Slide’s Rising Risk Profile
Slide was pitched to the market as a clean, innovative partner-first disruptor. In my own vendor brief, I flagged challenges like execution, integration maturity, and scaling support. I did not list legal jeopardy as a threat. That has now changed. For MSPs, this creates a new dimension of vendor risk. Even if Slide is right on the merits, litigation is distracting and expensive. An injunction, even a temporary one, could shake customer confidence or slow roadmap delivery. Early adopters need to weigh not just the technology, but whether the company has the runway to navigate a prolonged fight.
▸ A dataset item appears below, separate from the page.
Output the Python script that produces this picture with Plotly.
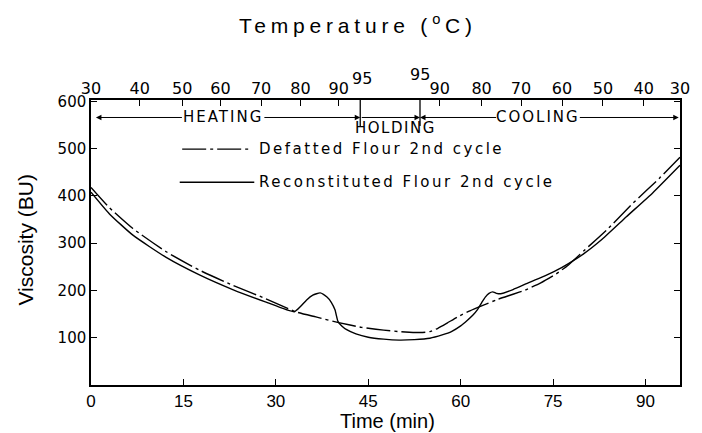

Some lessons for MSPs on Operations and Law
This case isn’t just about two vendors fighting in Delaware. It’s also a cautionary tale for service providers themselves. There are practical takeaways in both operations and legal posture.
Contracts Beat Secrets.
One of the striking aspects of the Datto complaint is what’s not there. There are no claims of breached contracts. That suggests Slide’s founders and hires respected those restrictions. For MSPs, the lesson is simple. A strong contract is far easier to enforce than a trade secret claim. Don’t rely on unwritten understandings. Put protections in writing.
Most IP isn’t IP.
Many MSPs believe their workflows or tools are unique, when in reality they’re industry standard. The legal bar for trade secrets is high. Information must be secret, valuable, and actively protected. Most providers would struggle to prove their special sauce qualifies. To qualify as a trade secret, information must be secret, have economic value from that secrecy, and be subject to reasonable measures. Providers should document these measures if they intend to claim protection. That doesn’t mean execution isn’t important. It just means don’t assume legal protection where none exists.
Litigation is a distraction
Even if you have a solid claim, lawsuits drain money, time and focus. Watching two well-funded vendors spend millions on discovery and experts is a reminder for MSPs. Growth comes from execution, not legal battles. Put resources into productized services, customer relationships and innovation, instead of counting on courts to secure an advantage.
Optics matter as much as facts
Slide’s public relations campaign, interviews, unfinished business messaging, even stunts like burning Datto hardware, is about shaping perception. MSPs should note. When you face a crisis, whether legal, technical or reputational, owning the narrative is as important as winning the argument. Your partners and customers respond to confidence.
Dave’s Analysis
I expect this case to settle. Trade secret cases almost always do. Slide may face distraction in some legal costs, but I don’t see lasting damage. The absence of contractual claims suggests their team was careful, and the reliance on technology dating back to 2007 highlights how much the industry has already moved on. For Kaseya, the reputational cost is higher. At a moment when they want to be seen as more channel-friendly under new leadership, this lawsuit makes them look defensive. Rather than demonstrating innovation, it signals that protecting turf through litigation is the priority.